The International Education Day occurs in the wake of the COVID-19 pandemic that led to a global learning disruption of unprecedented scale and severity. The closure of schools, universities and other learning institutions, as well as the interruption of many literacy and lifelong learning programmes, has affected the lives of 1.6 billion students in over 190 countries. As a new year begins, now is the time to step up collaboration and international solidarity to place education and lifelong learning at the centre of the recovery and the transformation towards more inclusive, safe and sustainable societies.
Capturing the spirit of the International Day of Education, and partners have spearheaded the Learning Planet Festival to celebrate learning in all contexts and share innovations that fulfil the potential of every learner, no matter what their circumstances. The winners of an essay contest of “Le Petit Prince” will be unveiled as part of the Day’s celebrations.
Education is a human right
The right to education is enshrined in article 26 of the Universal Declaration of Human Rights. The declaration calls for free and compulsory elementary education. The Convention on the Rights of the Child, adopted in 1989, goes further to stipulate that countries shall make higher education accessible to all.

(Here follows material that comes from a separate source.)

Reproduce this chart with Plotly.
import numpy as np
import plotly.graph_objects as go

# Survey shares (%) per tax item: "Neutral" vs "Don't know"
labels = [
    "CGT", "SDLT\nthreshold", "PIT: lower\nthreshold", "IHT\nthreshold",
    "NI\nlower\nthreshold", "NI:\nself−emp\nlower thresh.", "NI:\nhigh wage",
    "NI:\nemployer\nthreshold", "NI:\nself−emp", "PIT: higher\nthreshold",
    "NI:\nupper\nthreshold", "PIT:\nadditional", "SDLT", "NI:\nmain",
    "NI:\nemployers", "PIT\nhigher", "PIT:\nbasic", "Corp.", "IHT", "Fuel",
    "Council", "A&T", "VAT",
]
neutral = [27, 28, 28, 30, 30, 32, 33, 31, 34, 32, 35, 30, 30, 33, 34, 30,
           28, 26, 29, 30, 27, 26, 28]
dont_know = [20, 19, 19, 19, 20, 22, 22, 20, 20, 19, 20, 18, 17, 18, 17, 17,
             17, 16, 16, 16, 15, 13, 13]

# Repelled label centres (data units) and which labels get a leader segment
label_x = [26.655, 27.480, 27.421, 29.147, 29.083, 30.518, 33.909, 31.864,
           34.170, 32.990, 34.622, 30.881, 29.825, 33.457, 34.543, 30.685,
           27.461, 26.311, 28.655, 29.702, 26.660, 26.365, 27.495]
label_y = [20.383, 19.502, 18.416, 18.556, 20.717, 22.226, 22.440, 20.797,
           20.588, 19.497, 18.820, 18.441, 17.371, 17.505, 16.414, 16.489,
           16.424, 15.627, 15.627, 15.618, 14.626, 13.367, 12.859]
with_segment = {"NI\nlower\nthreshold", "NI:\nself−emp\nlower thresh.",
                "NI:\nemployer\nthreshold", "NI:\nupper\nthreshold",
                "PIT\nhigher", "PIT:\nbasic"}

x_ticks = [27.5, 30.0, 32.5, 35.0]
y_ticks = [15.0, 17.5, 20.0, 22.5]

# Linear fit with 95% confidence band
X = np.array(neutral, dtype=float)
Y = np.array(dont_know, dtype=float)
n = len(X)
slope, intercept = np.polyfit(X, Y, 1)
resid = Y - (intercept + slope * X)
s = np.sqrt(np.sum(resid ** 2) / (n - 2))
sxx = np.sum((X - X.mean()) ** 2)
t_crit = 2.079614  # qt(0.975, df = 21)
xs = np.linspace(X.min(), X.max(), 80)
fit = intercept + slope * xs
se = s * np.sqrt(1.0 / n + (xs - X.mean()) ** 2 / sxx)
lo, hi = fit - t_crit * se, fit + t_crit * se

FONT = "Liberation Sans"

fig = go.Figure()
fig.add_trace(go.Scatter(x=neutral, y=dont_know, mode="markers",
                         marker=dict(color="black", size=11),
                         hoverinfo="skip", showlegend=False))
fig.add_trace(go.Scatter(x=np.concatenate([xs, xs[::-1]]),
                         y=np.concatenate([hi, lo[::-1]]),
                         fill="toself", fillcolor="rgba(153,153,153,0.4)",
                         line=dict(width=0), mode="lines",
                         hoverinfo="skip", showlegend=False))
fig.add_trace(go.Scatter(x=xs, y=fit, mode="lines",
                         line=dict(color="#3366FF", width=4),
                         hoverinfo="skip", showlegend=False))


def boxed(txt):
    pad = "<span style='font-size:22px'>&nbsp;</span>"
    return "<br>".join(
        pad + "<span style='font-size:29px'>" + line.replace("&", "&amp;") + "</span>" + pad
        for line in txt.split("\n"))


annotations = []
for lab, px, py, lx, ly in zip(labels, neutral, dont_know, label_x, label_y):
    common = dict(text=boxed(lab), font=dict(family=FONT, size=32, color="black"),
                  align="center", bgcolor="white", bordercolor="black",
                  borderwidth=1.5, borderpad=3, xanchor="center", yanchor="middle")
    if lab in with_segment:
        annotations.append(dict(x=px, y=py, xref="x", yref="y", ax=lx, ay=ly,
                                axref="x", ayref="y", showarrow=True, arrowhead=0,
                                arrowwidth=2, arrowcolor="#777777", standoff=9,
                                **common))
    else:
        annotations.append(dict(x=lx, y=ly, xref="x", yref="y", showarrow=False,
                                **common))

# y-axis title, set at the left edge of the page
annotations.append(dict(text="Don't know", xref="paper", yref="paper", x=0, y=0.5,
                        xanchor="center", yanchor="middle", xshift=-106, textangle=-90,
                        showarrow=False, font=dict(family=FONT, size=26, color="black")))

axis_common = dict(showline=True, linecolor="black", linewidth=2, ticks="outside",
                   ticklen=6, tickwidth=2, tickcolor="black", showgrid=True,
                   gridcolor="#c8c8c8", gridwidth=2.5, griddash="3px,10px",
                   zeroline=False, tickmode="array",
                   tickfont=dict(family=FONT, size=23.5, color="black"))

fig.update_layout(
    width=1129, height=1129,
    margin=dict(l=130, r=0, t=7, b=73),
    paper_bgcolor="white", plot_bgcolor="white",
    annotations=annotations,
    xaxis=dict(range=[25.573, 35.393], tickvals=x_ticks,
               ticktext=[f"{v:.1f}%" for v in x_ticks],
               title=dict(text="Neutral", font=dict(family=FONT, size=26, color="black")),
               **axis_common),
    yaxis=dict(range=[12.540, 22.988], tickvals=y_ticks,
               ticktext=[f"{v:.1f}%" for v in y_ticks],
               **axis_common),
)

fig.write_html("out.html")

Education is key to sustainable development
When it adopted the 2030 Agenda for Sustainable Development in September 2015, the international community recognized that education is essential for the success of all 17 of its goals. Sustainable Development Goal 4, in particular, aims to “ensure inclusive and equitable quality education and promote lifelong learning opportunities for all” by 2030.
Challenges to achieving universal education
Education offers children a ladder out of poverty and a path to a promising future. But about 265 million children and adolescents around the world do not have the opportunity to enter or complete school; 617 million children and adolescents cannot read and do basic math; less than 40% of girls in sub-Saharan Africa complete lower secondary school and some four million children and youth refugees are out of school. Their right to education is being violated and it is unacceptable.
Without inclusive and equitable quality education and lifelong opportunities for all, countries will not succeed in achieving gender equality and breaking the cycle of poverty that is leaving millions of children, youth and adults behind.
SDG 4: Facts and Figures
- Enrolment in primary education in developing countries has reached 91 per cent but 57 million primary age children remain out of school.
- More than half of children that have not enrolled in school live in sub-Saharan Africa.
- An estimated 50 per cent of out-of-school children of primary school age live in conflict-affected areas.